I grew up in this community. I know all too well how cruelty and comedy go together in the minds of some. I learned young to laugh it off so that they wouldn’t know how scared I was or how threatened I felt. Online, I told the cop that a less confident soul than I might feel threatened. In my home, I sat shaking and couldn’t figure out what, if anything, to do.

He said it was a joke. But he didn’t say he was sorry.

When the officer deleted the meme from the community page minutes after making the “don’t want you murdered” comment without a direct or unquestionable apology, I knew that he knew that he had made an error in judgement by posting the meme in the first place. I sent both of the officers a friendly message telling them that I had no hard feelings about the meme to give them an opening to make an apology or discuss it. I let them off easy so that they wouldn’t feel threatened by my comment on the post about hoping not to be murdered. They didn’t respond. They held all of the power in the interaction and they didn’t see an obligation to respond. It wasn’t until I sat staring at my message to the officers that I realized how deeply submissive my response was.

Comments_finalI felt threatened, but there I was, comforting them. Letting them off the hook. I’ve been a victim of violent crime twice in my life, and it wasn’t until that moment that I realized how deeply those experiences affected me.

My thoughts swirled. What if I report this and someone retaliates against me or my family? What if they try to blame me for throwing the local elections? People in town were already complaining about how the Backyard Chickens of Boone had gone overboard. I was in hot water for speaking out against the City Council; I didn’t want to also be accused of defaming our local police department “over chickens.”

My mind raced. I decided that I needed to say something more, to speak out publicly about the true impact of the post. In the end my decision came down to one consideration: What if he treats more vulnerable people even worse than he treated me? It was likely. People who don’t know where to draw the lines of civility in public often act with even less respect for others in private.

Juvenile antics among local cops might not feel frightening to casual observers, but when you’re the target of a threat shrouded in humor, it feels different. I was angry with myself for not revealing how bothered by the meme I had been. I blamed myself for catching their attention in the first place. I felt guilty that I tried to comfort them in a backward attempt to protect myself and my family by allying with an aggressor.

I decided that maybe some joking around was what was needed after all, but not the kind of potentially sinister mockery engaged in by the officers. I saw an opening for humor that didn’t carry any undertones of government sanctioned violence. I asked Dean Erickson if he would like to run for mayor on a write-in campaign. He was game. His only requirement was that his campaign signs could use the slogan “A Chicken in Every Lot.” It felt right to turn the other cheek and create a moment of self-deprecating humor and folly. If nothing else, it served to lift the dark cloud hanging over us since the council’s vote against backyard chickens.

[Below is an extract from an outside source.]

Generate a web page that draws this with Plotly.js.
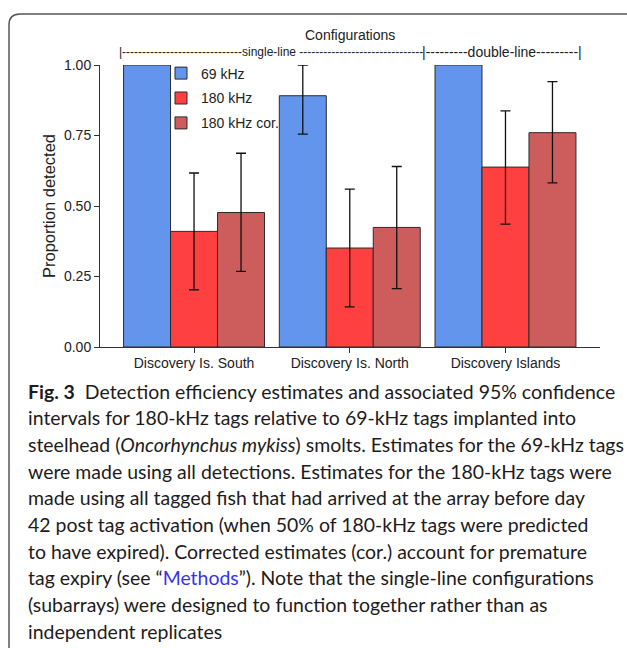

We haven’t completely cleaned out the coop yet, but the election was a good start toward bringing fresh ideas and a new wave of civic engagement to our community.

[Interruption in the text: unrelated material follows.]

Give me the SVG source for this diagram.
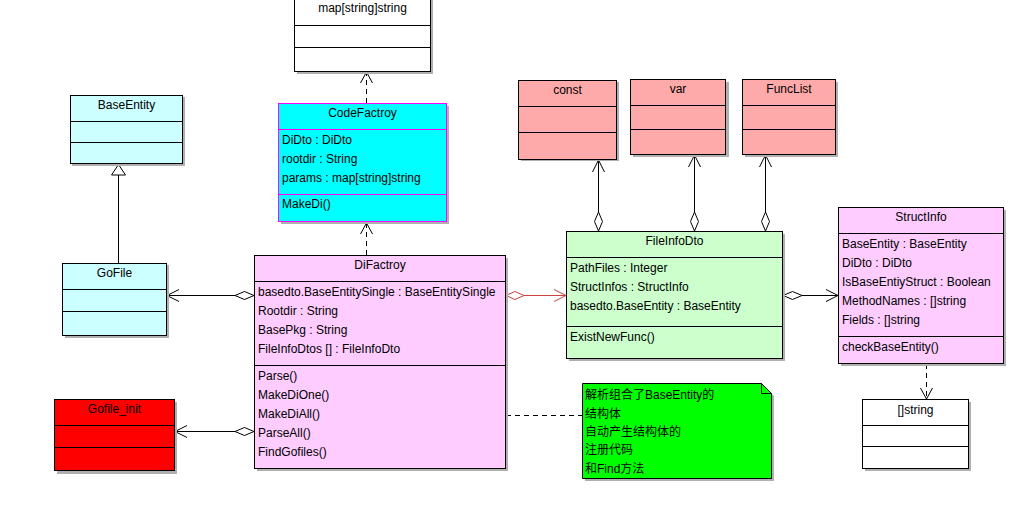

For many though, it was more than a frivolous joke. It was a way to fight back, to pull people together, to show them that none of us would be silenced by intimidation tactics of any sort. Our voices mattered, even if local authority figures acted as if they did not. It wasn’t our only effort dedicated to “getting out the vote.” We also hosted Saturday morning public discussions every week for seven weeks straight — to learn about municipal government, revenue, spending, economic development, and important issues facing our town. Candidates canvassed extensively, knocking on every door and talking with every resident they could. Even though a newspaper-sponsored candidate forum was cancelled at the last minute when incumbents cancelled their commitments to appear, the challengers hosted their own public forum and made an extra radio appearance.

Through these efforts and many others, the seemingly impossible was achieved.

Three out of the five reform candidates running won their races. Small business owner Holly Stecker defeated the Republican Central Committee chair for the at-large council seat with over 55 percent of the vote in a four-way split. Elijah Stines, an Iowa State University associate professor in mathematics, took over 62 percent of the vote to win in Ward 3 against an incumbent who had served for over a decade. Iowa State University metals research scientist David Byrd won the Ward 1 seat with 64 percent of the vote. We haven’t completely cleaned out the coop yet, but it’s a good start toward bringing fresh ideas and a new wave of civic engagement to our community.

I remain hopeful that leaders in the Boone Police Department will make some departmental changes as questionable online behavior of their officers comes to light. I hope that the officers themselves learn to take the honor and duty that come with wearing a badge more seriously. I hope that they learn about the power to incite fear that comes with the responsibility to protect.

In our community, we talk about bullying and worry for our children when they encounter it. We spend a lot of time wondering if lines have been crossed, yet still don’t know where to draw them. Perhaps a good place for all of us to start would be to consider the relationships and the balance of power when the temptation to mock someone arises. If someone possesses legal power to detain, enter a home against a resident’s will, or even kill without consequence as an officer of the law, perhaps he shouldn’t be cracking jokes with sinister undertones about the people he swore an oath to protect. Maybe he should stick to dad jokes instead.

April Burch
April Burch is the founder of The Backyard Chickens of Boone, holds a bachelor’s degree in Iowa Nice (anthropology, tbh) and is working towards her master’s in sustainability at Harvard University.